> _Written request_: Retype only the lines from the one containing "Recreate this image" through the one containing "0.764e-9, 0.784e-9, 0.760e-9];", both included, word for word. Pictures stay out of the copy.

> _Data lines_:
[Start]

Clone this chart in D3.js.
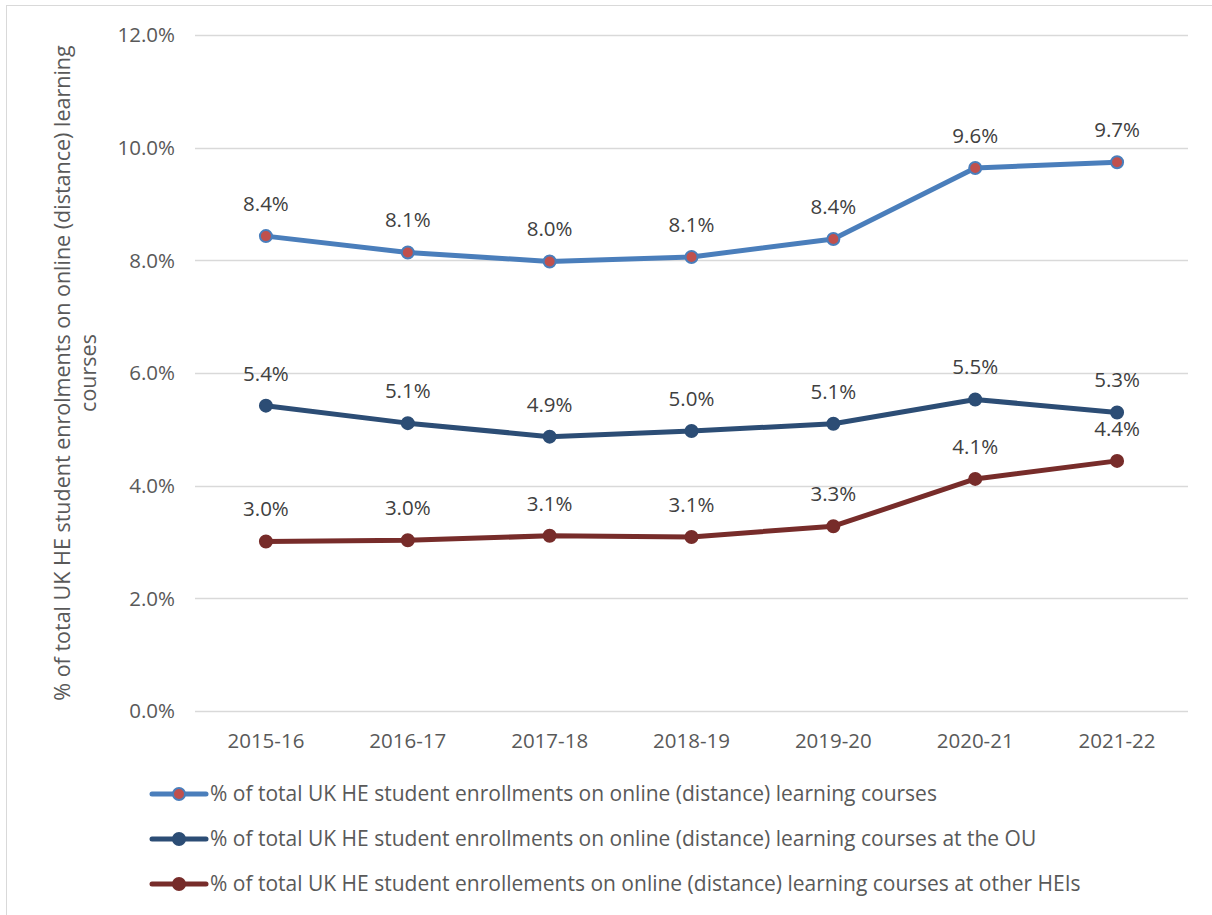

[End]
[Start]

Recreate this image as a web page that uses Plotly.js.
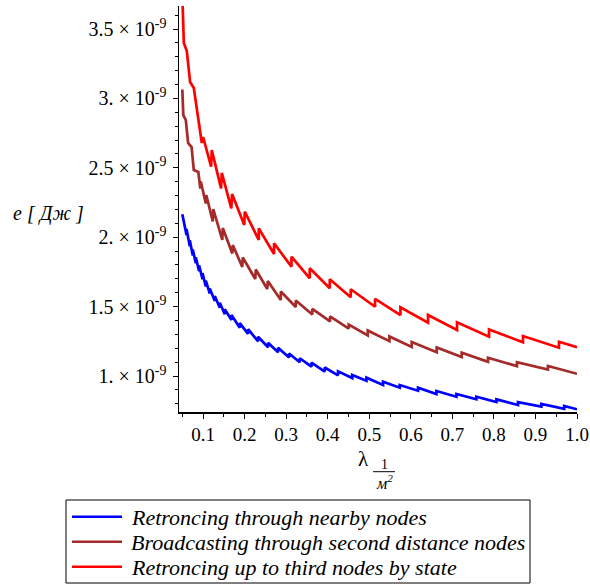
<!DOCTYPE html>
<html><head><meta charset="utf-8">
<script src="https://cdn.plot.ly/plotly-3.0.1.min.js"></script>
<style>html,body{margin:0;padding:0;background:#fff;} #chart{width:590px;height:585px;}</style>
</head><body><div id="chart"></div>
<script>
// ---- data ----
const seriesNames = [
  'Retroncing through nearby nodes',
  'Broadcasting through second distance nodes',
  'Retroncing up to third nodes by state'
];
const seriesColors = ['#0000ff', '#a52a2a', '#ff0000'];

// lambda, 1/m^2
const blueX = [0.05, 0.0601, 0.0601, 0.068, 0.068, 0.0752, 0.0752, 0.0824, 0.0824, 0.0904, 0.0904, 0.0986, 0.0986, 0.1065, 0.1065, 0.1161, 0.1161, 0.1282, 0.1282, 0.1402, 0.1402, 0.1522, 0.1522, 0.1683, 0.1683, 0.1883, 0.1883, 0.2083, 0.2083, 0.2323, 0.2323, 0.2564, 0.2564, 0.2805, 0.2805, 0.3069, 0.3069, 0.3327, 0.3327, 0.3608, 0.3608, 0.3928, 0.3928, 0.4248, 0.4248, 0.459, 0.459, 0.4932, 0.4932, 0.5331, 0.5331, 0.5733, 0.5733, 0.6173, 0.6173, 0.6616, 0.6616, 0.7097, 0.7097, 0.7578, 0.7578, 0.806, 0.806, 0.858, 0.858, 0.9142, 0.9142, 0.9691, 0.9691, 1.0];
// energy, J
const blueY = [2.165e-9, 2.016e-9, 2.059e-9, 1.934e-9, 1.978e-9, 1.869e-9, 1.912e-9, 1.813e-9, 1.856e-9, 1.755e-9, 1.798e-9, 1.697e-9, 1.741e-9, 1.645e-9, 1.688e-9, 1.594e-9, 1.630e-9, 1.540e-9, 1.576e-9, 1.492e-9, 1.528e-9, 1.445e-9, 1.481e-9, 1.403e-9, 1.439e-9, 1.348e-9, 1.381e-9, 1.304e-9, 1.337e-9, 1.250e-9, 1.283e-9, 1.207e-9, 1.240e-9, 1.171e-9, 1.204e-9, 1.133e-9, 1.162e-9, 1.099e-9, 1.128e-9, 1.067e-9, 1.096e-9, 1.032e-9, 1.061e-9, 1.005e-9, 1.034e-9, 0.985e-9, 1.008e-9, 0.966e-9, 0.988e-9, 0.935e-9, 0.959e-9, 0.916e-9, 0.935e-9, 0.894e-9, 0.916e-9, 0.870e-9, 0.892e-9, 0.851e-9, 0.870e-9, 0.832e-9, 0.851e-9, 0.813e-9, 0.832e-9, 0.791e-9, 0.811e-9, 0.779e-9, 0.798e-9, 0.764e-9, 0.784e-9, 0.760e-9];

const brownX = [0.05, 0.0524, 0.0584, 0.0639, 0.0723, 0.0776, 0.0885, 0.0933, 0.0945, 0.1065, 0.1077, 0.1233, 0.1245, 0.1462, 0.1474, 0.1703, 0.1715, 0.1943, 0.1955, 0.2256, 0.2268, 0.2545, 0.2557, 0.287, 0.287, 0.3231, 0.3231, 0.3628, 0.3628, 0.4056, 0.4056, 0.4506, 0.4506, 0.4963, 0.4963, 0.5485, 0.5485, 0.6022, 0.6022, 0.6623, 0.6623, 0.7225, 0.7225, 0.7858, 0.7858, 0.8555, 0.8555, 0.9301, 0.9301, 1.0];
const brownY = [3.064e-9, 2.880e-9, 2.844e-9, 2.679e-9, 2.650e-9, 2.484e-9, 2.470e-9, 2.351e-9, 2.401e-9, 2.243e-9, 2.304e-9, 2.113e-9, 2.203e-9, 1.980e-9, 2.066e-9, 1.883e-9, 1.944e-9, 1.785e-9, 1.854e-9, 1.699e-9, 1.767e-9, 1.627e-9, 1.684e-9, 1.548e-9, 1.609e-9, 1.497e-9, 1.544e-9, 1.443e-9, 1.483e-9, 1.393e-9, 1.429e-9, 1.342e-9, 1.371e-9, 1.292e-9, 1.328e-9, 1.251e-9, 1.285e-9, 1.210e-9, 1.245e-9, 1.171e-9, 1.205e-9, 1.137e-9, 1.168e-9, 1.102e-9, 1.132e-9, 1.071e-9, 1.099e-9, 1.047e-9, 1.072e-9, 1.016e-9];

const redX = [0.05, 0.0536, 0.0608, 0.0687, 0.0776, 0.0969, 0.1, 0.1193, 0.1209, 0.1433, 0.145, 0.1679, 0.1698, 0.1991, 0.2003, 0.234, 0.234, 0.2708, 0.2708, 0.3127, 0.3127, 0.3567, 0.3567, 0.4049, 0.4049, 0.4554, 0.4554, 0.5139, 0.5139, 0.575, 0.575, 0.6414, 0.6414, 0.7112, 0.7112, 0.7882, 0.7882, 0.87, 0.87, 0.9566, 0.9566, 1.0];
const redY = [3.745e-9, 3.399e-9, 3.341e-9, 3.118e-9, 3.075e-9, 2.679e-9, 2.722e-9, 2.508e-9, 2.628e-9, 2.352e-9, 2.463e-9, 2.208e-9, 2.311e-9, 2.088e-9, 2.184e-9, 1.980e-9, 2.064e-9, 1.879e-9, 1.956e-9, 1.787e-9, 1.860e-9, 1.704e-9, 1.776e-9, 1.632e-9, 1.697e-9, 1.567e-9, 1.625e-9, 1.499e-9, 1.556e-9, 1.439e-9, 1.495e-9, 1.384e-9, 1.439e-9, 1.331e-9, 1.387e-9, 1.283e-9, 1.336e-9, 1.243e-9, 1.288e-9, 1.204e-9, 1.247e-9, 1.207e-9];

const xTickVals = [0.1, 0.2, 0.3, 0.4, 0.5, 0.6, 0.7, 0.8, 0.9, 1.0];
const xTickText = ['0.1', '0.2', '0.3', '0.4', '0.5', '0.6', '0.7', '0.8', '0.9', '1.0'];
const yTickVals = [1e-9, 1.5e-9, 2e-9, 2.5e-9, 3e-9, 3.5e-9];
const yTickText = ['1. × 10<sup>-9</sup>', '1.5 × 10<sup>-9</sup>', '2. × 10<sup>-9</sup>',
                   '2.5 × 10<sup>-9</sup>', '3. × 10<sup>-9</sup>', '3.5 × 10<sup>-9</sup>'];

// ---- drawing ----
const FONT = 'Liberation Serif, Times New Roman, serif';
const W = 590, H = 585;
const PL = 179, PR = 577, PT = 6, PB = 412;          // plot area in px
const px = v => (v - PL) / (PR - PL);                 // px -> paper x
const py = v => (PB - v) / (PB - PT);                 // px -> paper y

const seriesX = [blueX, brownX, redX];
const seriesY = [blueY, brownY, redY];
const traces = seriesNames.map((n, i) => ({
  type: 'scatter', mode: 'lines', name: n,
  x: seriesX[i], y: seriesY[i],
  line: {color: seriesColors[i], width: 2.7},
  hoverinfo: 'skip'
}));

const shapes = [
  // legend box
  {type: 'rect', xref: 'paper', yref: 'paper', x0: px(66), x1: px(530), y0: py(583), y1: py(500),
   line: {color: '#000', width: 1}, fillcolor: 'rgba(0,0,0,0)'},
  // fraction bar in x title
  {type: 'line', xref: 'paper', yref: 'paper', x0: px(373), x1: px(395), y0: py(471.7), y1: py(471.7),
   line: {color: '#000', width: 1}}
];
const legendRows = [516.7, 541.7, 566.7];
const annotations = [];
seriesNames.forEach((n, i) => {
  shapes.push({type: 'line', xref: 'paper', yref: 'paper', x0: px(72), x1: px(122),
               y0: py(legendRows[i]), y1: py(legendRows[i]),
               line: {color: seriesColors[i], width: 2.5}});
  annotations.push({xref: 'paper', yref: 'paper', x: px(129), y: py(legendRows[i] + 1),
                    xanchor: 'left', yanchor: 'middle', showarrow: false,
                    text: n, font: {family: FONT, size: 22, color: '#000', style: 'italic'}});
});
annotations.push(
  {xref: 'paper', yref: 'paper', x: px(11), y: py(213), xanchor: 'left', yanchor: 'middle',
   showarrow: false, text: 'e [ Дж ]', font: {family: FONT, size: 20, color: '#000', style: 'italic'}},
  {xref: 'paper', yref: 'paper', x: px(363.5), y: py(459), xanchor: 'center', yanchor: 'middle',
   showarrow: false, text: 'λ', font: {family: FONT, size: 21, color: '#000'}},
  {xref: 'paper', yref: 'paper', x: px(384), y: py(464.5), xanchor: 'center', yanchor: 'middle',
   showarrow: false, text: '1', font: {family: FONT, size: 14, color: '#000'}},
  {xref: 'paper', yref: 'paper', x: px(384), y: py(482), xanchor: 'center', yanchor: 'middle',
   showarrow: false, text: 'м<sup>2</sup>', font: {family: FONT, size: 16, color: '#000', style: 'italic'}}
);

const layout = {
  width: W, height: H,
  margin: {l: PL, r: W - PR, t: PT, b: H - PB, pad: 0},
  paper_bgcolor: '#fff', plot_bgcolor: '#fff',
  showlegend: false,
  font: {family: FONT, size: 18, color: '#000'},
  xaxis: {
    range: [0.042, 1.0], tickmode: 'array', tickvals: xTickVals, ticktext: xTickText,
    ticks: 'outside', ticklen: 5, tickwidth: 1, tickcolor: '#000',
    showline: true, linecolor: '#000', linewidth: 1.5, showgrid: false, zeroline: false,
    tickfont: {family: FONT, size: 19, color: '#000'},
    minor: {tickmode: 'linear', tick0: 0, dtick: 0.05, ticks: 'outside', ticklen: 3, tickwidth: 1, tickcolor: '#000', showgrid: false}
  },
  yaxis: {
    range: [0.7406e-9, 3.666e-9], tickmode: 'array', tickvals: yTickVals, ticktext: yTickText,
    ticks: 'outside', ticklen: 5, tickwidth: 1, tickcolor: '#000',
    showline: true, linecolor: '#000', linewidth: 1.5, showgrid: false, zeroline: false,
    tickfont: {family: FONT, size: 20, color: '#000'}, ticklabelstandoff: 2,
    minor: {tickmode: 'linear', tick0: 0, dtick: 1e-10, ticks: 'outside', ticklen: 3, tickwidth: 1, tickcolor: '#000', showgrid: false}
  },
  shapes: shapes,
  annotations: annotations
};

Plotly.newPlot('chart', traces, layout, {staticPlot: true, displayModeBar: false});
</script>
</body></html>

[End]

> _Reply to the task_:
Recreate this image as a web page that uses Plotly.js.
<!DOCTYPE html>
<html><head><meta charset="utf-8">
<script src="https://cdn.plot.ly/plotly-3.0.1.min.js"></script>
<style>html,body{margin:0;padding:0;background:#fff;} #chart{width:590px;height:585px;}</style>
</head><body><div id="chart"></div>
<script>
// ---- data ----
const seriesNames = [
  'Retroncing through nearby nodes',
  'Broadcasting through second distance nodes',
  'Retroncing up to third nodes by state'
];
const seriesColors = ['#0000ff', '#a52a2a', '#ff0000'];

// lambda, 1/m^2
const blueX = [0.05, 0.0601, 0.0601, 0.068, 0.068, 0.0752, 0.0752, 0.0824, 0.0824, 0.0904, 0.0904, 0.0986, 0.0986, 0.1065, 0.1065, 0.1161, 0.1161, 0.1282, 0.1282, 0.1402, 0.1402, 0.1522, 0.1522, 0.1683, 0.1683, 0.1883, 0.1883, 0.2083, 0.2083, 0.2323, 0.2323, 0.2564, 0.2564, 0.2805, 0.2805, 0.3069, 0.3069, 0.3327, 0.3327, 0.3608, 0.3608, 0.3928, 0.3928, 0.4248, 0.4248, 0.459, 0.459, 0.4932, 0.4932, 0.5331, 0.5331, 0.5733, 0.5733, 0.6173, 0.6173, 0.6616, 0.6616, 0.7097, 0.7097, 0.7578, 0.7578, 0.806, 0.806, 0.858, 0.858, 0.9142, 0.9142, 0.9691, 0.9691, 1.0];
// energy, J
const blueY = [2.165e-9, 2.016e-9, 2.059e-9, 1.934e-9, 1.978e-9, 1.869e-9, 1.912e-9, 1.813e-9, 1.856e-9, 1.755e-9, 1.798e-9, 1.697e-9, 1.741e-9, 1.645e-9, 1.688e-9, 1.594e-9, 1.630e-9, 1.540e-9, 1.576e-9, 1.492e-9, 1.528e-9, 1.445e-9, 1.481e-9, 1.403e-9, 1.439e-9, 1.348e-9, 1.381e-9, 1.304e-9, 1.337e-9, 1.250e-9, 1.283e-9, 1.207e-9, 1.240e-9, 1.171e-9, 1.204e-9, 1.133e-9, 1.162e-9, 1.099e-9, 1.128e-9, 1.067e-9, 1.096e-9, 1.032e-9, 1.061e-9, 1.005e-9, 1.034e-9, 0.985e-9, 1.008e-9, 0.966e-9, 0.988e-9, 0.935e-9, 0.959e-9, 0.916e-9, 0.935e-9, 0.894e-9, 0.916e-9, 0.870e-9, 0.892e-9, 0.851e-9, 0.870e-9, 0.832e-9, 0.851e-9, 0.813e-9, 0.832e-9, 0.791e-9, 0.811e-9, 0.779e-9, 0.798e-9, 0.764e-9, 0.784e-9, 0.760e-9];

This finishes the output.